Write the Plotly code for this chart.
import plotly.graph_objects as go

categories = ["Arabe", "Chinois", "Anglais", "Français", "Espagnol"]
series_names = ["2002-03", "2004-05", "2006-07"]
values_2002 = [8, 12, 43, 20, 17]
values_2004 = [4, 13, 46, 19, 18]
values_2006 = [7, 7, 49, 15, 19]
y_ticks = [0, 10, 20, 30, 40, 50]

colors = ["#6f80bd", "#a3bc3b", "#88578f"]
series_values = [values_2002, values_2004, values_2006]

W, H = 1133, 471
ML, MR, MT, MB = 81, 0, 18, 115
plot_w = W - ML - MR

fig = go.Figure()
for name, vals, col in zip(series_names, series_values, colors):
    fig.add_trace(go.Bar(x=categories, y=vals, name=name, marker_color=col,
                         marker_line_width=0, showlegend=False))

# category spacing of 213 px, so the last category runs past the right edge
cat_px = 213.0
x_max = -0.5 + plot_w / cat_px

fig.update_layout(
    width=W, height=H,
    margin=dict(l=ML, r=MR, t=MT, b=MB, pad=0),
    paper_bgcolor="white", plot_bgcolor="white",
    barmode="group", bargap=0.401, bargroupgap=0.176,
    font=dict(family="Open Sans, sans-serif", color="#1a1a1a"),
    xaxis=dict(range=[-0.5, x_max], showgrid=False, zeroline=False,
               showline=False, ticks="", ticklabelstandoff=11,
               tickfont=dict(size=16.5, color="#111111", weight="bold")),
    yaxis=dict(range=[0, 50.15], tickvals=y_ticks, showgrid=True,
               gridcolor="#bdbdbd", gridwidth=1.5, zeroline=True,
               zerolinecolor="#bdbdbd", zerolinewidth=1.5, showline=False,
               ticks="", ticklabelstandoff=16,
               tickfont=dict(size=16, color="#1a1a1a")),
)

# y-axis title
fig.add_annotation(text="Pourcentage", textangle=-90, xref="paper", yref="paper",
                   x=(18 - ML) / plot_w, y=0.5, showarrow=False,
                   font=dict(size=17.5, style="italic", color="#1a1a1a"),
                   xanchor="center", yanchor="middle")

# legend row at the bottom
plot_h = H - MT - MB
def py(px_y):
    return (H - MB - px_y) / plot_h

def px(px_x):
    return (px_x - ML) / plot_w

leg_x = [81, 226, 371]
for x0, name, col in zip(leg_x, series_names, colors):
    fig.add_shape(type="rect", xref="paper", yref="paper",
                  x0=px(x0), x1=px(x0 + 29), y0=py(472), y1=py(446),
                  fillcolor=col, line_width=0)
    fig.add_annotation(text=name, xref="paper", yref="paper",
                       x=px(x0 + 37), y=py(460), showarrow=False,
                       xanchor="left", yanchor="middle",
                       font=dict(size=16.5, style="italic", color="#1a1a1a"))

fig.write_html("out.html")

==*==

Return exactly, please, the lines of the material from the first one down to and including the line where "x_max = -0.5 + plot_w / cat_px" appears.

» Result of this task:
Write the Plotly code for this chart.
import plotly.graph_objects as go

categories = ["Arabe", "Chinois", "Anglais", "Français", "Espagnol"]
series_names = ["2002-03", "2004-05", "2006-07"]
values_2002 = [8, 12, 43, 20, 17]
values_2004 = [4, 13, 46, 19, 18]
values_2006 = [7, 7, 49, 15, 19]
y_ticks = [0, 10, 20, 30, 40, 50]

colors = ["#6f80bd", "#a3bc3b", "#88578f"]
series_values = [values_2002, values_2004, values_2006]

W, H = 1133, 471
ML, MR, MT, MB = 81, 0, 18, 115
plot_w = W - ML - MR

fig = go.Figure()
for name, vals, col in zip(series_names, series_values, colors):
    fig.add_trace(go.Bar(x=categories, y=vals, name=name, marker_color=col,
                         marker_line_width=0, showlegend=False))

# category spacing of 213 px, so the last category runs past the right edge
cat_px = 213.0
x_max = -0.5 + plot_w / cat_px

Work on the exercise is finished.